Who are directors?
Directors are a major group of stakeholders in a company. One cannot think of a company without directors. Many different theorists have defined directors in many different ways. The evolution of company law and the new changes in company law have actually separated the company ownership from its management. In registered companies, the ownership is vested in the shareholders, whilst management is delegated to a small group of stakeholders and they are called the “Directors” of a company. From company to company the number of directors changes. For example a public company must have at least two directors and private companies should have at least one. The manner they are appointed and the numbers of the directors are mentioned in the articles of the company. but above mentioned numbers are the statutory requirements. A company may need directors because it’s not a natural person even though it is a legal person. Basically directors are needed by a company to act through them. The type of relationship that directors should hold with the company is something similar to the relationship of normal principal and agent relationship. The directors are in the position of managing partners and they are appointed by the shareholders.
Directors in someway are not only the agents of the company. They hold a relationship beyond that with the company. Basically they are trustees of the company. But not to an extent of a true trustee. The rules and responsibilities that are applied to an ordinary trustee are not always applied to a director. But to a certain extent it can be said that directors are trustees of a company.
Directors are appointed by the shareholders to work in their interest. They hold a certain set of duties towards the company and the shareholders.
How the directors are appointed?
The way in which the directors are appointed can differ from company to company. When the company gets started the directors are appointed by being named in the articles of association. For a person to be appointed to be as a director there are some qualifications that he or she should comply with. For example the person can’t be under 18 years of age. And it can’t be a person who is insolvent. And the appointed person can’t be a mental disorder. Since all the requirements are not applicable to the question all of them will not be mentioned. Basically if the articles of the company doesn’t include a specific person as a director he will be appointed by the ordinary resolution.
Duties of a director
The prime duty of a director is to work in the interest of the company and its shareholders. The duties of directors, in the way in which is recognized by the English law fall into three main categories.
Duty of care and skill Fiduciary duties of directors Statutory duties
In common law directors are required to show the reasonable care and skill only in the performance of their business activities. Directors are asked to pay serious attention on the issues of the company.
When it comes to the fiduciary duties of a director they are required to act in good faith towards the company and work well with the shareholders. And this faith should not be used to take in appropriate use of the shareholders or any other stakeholder group of the company. And they should be ethical in making decisions related to profits. For example they should not keep any secret profit for themselves.
And in the new act also there are many duties mentioned that directors should perform. For example it specifically mentions the importance of complying with the act and the company’s articles of association. And they are asked to avoid any recklessness in taking on with activities and they are asked to use fair and reasonable diligence in the management of their company’s affairs, and to act honestly.
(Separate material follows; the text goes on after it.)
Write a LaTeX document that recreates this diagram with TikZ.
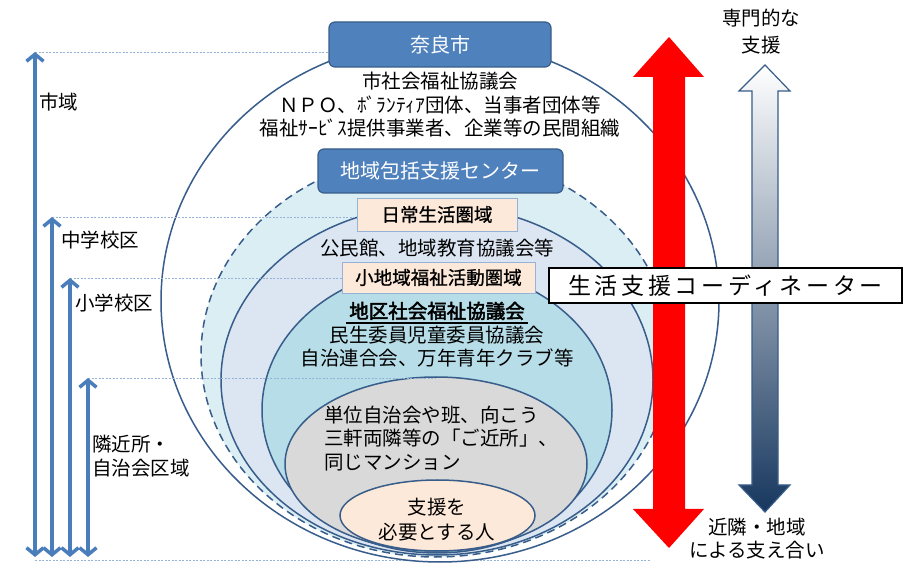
\documentclass[tikz,border=0pt]{standalone}
\usepackage{fontspec}
\setmainfont{Noto Sans CJK JP}
\newfontfamily\semibold[FakeBold=1]{Noto Sans CJK JP}
\newfontfamily\heavy[FakeBold=2.5]{Noto Sans CJK JP}
\newfontfamily\widefont[LetterSpace=16]{Noto Sans CJK JP}
\usetikzlibrary{arrows.meta,calc}
\definecolor{rimblue}{HTML}{385D8A}
\definecolor{boxblue}{HTML}{4F81BD}
\definecolor{zonecyan}{HTML}{DBEEF4}
\definecolor{zonelav}{HTML}{DCE6F2}
\definecolor{zoneblue}{HTML}{B7DEE8}
\definecolor{zonegray}{HTML}{D9D9D9}
\definecolor{zonepeach}{HTML}{FDE9D9}
\definecolor{guideblue}{HTML}{95B3D7}
\definecolor{reachblue}{HTML}{4A7EBB}
\definecolor{navy}{HTML}{17375E}
\definecolor{midblue}{HTML}{BCCDEB}
\begin{document}
\begin{tikzpicture}[x=1pt,y=-1pt,
    zone/.style={draw=rimblue,line width=1.5pt},
    bluebox/.style={draw=rimblue,fill=boxblue,line width=1.2pt,rounded corners=6pt,
      text=white,inner sep=0pt,font=\fontsize{20}{24}\selectfont},
    areabox/.style={draw=guideblue,fill=zonepeach,line width=0.8pt,inner sep=0pt,
      font=\semibold\fontsize{18.5}{22}\selectfont},
    guide/.style={draw=guideblue,line width=0.8pt,dash pattern=on 2pt off 1.5pt},
    reach/.style={draw=reachblue,line width=3.5pt,
      {Straight Barb[length=7pt,width=17pt]}-{Straight Barb[length=7pt,width=17pt]}},
    bodytext/.style={inner sep=0pt,align=center,font=\fontsize{19.5}{23.5}\selectfont}]
  \useasboundingbox[fill=white] (0,0) rectangle (914,569);
  % levels on the left
  \coordinate(cityTop) at (35,52);   \coordinate(cityBot) at (35,557);
  \coordinate(juniorTop) at (52,217); \coordinate(juniorBot) at (52,557);
  \coordinate(primaryTop) at (70,278); \coordinate(primaryBot) at (70,557);
  \coordinate(nearTop) at (88,378);  \coordinate(nearBot) at (88,557);
  \draw[guide] (35,560)--(650,560);
  % nested areas
  \draw[zone,fill=white] (440,301) ellipse [x radius=279,y radius=261];
  \draw[zone,fill=zonecyan,dash pattern=on 8pt off 5pt] (436,355) ellipse [x radius=235,y radius=202];
  \draw[zone,fill=zonelav] (437,380) ellipse [x radius=216,y radius=175];
  \draw[zone,fill=zoneblue] (437,410) ellipse [x radius=175,y radius=143];
  \draw[zone,fill=zonegray] (436,464) ellipse [x radius=151,y radius=87];
  \draw[zone,fill=zonepeach] (437.5,515.5) ellipse [x radius=97.5,y radius=35.5];
  % titles
  \node[bluebox,minimum width=222pt,minimum height=45pt] (nara) at (440,44.5) {奈良市};
  \node[bluebox,minimum width=245pt,minimum height=44pt] (center) at (440.5,171) {地域包括支援センター};
  \node[areabox,minimum width=160pt,minimum height=33pt] (daily) at (437,214.5) {日常生活圏域};
  \node[areabox,minimum width=193pt,minimum height=31pt] (small) at (438.5,277.5) {小地域福祉活動圏域};
  \node[bodytext] (cityText) at (440,105) {市社会福祉協議会\\ＮＰＯ、ﾎﾞﾗﾝﾃｨｱ団体、当事者団体等\\福祉ｻｰﾋﾞｽ提供事業者、企業等の民間組織};
  \node[bodytext] (dailyText) at (437,248) {公民館、地域教育協議会等};
  \node[bodytext,font=\heavy\fontsize{19.5}{23.5}\selectfont] (district) at (437,311) {地区社会福祉協議会};
  \coordinate (ulineL) at (346,323);
  \coordinate (ulineR) at (528,323);
  \draw[black,line width=1.3pt] (ulineL)--(ulineR);
  \node[bodytext] (districtText) at (437,346.5) {民生委員児童委員協議会\\自治連合会、万年青年クラブ等};
  \node[bodytext,align=left,anchor=west] (nearText) at (324,438.5) {単位自治会や班、向こう\\三軒両隣等の「ご近所」、\\同じマンション};
  \node[bodytext,font=\fontsize{19.5}{25}\selectfont] (person) at (437,519.5) {支援を\\必要とする人};
  % ranges
  \draw[guide] (cityTop)--(nara.west |- cityTop);
  \draw[guide] (juniorTop)--(daily.west |- juniorTop);
  \draw[guide] (primaryTop)--(small.west |- primaryTop);
  \draw[guide] (nearTop)--(436,378);
  \draw[reach] (cityBot)--(cityTop);
  \draw[reach] (juniorBot)--(juniorTop);
  \draw[reach] (primaryBot)--(primaryTop);
  \draw[reach] (nearBot)--(nearTop);
  \node[bodytext,anchor=west] (cityLab) at (39,102) {市域};
  \node[bodytext,anchor=west] (juniorLab) at (61,240) {中学校区};
  \node[bodytext,anchor=west] (primaryLab) at (75,303) {小学校区};
  \node[bodytext,align=left,anchor=west] (nearLab) at (92,456) {隣近所・\\自治会区域};
  % arrows on the right
  \fill[red] (669,37)--(704,77)--(685,77)--(685,509)--(704,509)--(669,548)
    --(633,509)--(653,509)--(653,77)--(633,77)--cycle;
  \draw[rimblue,line width=1.2pt,top color=white,middle color=midblue,bottom color=navy]
    (765,65)--(790,91)--(778,91)--(778,485)--(790,485)--(765,512)
    --(739,485)--(752,485)--(752,91)--(739,91)--cycle;
  \node[bodytext,font=\fontsize{19.5}{27}\selectfont] (expert) at (761,31.5) {専門的な\\支援};
  \node[bodytext] (mutual) at (757,538.5) {近隣・地域\\による支え合い};
  \node[draw=black,fill=white,line width=1.5pt,minimum width=353pt,minimum height=35pt,
    inner sep=0pt,font=\widefont\fontsize{23}{26}\selectfont] (coord) at (725.5,285.5) {生活支援コーディネーター};
\end{tikzpicture}
\end{document}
There are many other duties mentioned in the new act such as use of information and advising, to make disclosure of interests, to disclose share dealings, to approve remuneration to other directors only as provided etc.
Powers of directors
Since it was felt that commenting on the owners of the directors as a whole is important to relate it to the case the major powers the directors hold will be discussed in this section of the report.
According to the new act the people who have interest in controlling a company can be included in the meaning of directors. In expressed words if there is a shareholder who is really concerned and has the interest of controlling the company will, himself, be treated as a director even if he is appointed only his nominee to the board of directors. The new act contains a special provision that ensures the power of the management on the board, as is normal practice under the company articles, but it at the same time enables that power to be controlled or reallocated by the articles.
According to this new provision the business affairs of a company can be managed and supervised under the direction of the board of the company. The board of the company will have all the powers necessary for managing the activities which are carried out by the company. However according to the new act the powers of the directors is limited in two ways. First when it comes to the actions of the directors they cannot do anything which the company cannot do under its memorandum of association. And any purported act by the directors here will be void.
The other limitation is when acting within the powers of the company; the directors are limited to the powers which the company has delegated to them. If they act outside the powers of their own, this will ratify their acts in the general meeting. If anyhow the actions of the directors in excess of their authority are not ratified by the company, they may be liable to those with whom they deal on the footing that they are taken to warrant their authority.